(Jakarta, 1 Agustus 2024) Seorang Pengungsi laki-laki asal Afghanistan meninggal dunia di stasiun Sudirman pada 31 Juli 2024, sekitar pukul 5 pagi. Berdasarkan informasi pemberitaan media, pengungsi Afganistan yang berinisial NMS, melompat saat kereta sedang berjalan. Pihak Kepolisian Daerah Metropolitan Jakarta Raya (Polda Metro Jaya) telah merespon kejadian dan masih melakukan investigasi lebih jauh mengenai sebab-sebab kematian lainnya yang mungkin teridentifikasi.
Berdasarkan informasi yang diterima SUAKA dari komunitas pengungsi, NMS terindikasi depresi. Akan ketidakjelasan masa depan dan masih minimnya perlindungan bagi dirinya sebagai pengungsi di Indonesia. Peristiwa ini menjadi pengingat besar bagi masyarakat sipil mengenai pentingnya perlindungan dan advokasi kesehatan mental bagi pengungsi di Indonesia.
“Kami turut prihatin dengan tragedi ini. Bertahun-tahun pengungsi hidup tanpa perlindungan dan kesulitan pemenuhan hak dasar bagi dirinya berbuah pada satu dampak besar terhadap kondisi psikologis mereka. Intervensi lebih besar perlu dilakukan untuk meningkatkan resiliensi komunitas”, ujar Atika Yuanita, Ketua Perkumpulan SUAKA. Berdasarkan hasil pengumpulan data oleh SUAKA, peristiwa ini bukanlah pertama terjadi di Indonesia. Berdasarkan data dari perwakilan komunitas pengungsi, sejak tahun 2017 tercatat sejumlah 19 pengungsi telah kehilangan nyawa karena terindikasi depresi yang berujung pada bunuh diri sejauh ini.

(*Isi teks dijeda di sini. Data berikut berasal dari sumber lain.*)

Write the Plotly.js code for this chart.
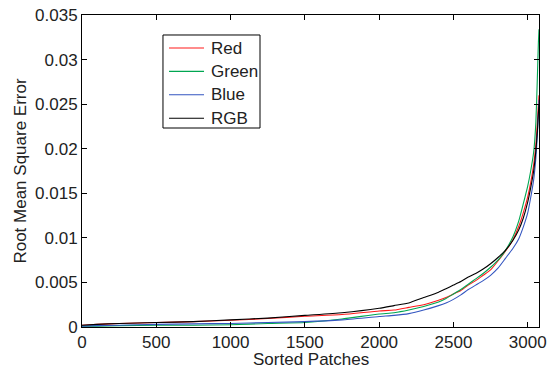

Tingginya kasus bunuh diri ini terjadi karena indikasi depresi yang dialami pengungsi diakibatkan oleh beberapa faktor utama seperti lamanya proses menunggu resettlement, trauma masa lalu, dan kurangnya akses kebutuhan sehari – hari. Ketiga faktor tersebut menjadi landasan penyebab stress pengungsi tertinggi berdasarkan riset yang dilakukan University of New South Wales (UNSW) bersama SUAKA, HOST International, dan Universitas Gadjah Mada (UGM) pada 2023.
Hingga saat ini, pemerintah Indonesia masih melarang pengungsi untuk dapat bekerja dan mencari nafkah. Selain itu, saat ini tidak terdapat akses layanan kesehatan yang terjangkau bagi pengungsi, khususnya dalam hal pemeriksaan mental. Hal ini diperparah dengan lamanya masa tunggu bagi pengungsi untuk mendapatkan solusi komprehensif termasuk terkait dengan penempatan ke negara ketiga/resettlement.
“Situasi ini menjadi penegas mengenai pentingnya perlindungan serta respons tertarget pengungsi berbasis HAM baik melalui kebijakan dan intervensi kemanusiaan. Kami turut bersimpati dan upaya-upaya advokasi isu strategis terkait akan dilakukan secara kolaboratif bersama komunitas pengungsi kedepannya”. Tambah Angga Reynady, Koordinator Pemberdayaan dan Bantuan Hukum.
SUAKA menyayangkan minimnya akses terhadap pencegahan dan asistensi yang tidak memadai kepada NMS. Pemerintah seharusnya dapat memasukkan pengungsi sebagai penerima manfaat akses kesehatan publik yang sama dengan masyarakat Indonesia. Lebih jauh, SUAKA hendak bersolidaritas dengan seluruh komunitas pengungsi di Indonesia dan masyarakat sipil untuk memajukan kesadaran publik terkait kondisi kesehatan mental pengungsi yang masih minim dari perhatian sebagai dukungan sosial. Penting bagi organisasi masyarakat sipil terkait untuk melakukan advokasi peningkatan perlindungan HAM serta upaya diplomasi peningkatan solusi komprehensif termasuk perluasan angka resettlement bagi pengungsi yang berada di Indonesia. SUAKA berharap, kejadian serupa tidak terulang kembali di kemudian hari.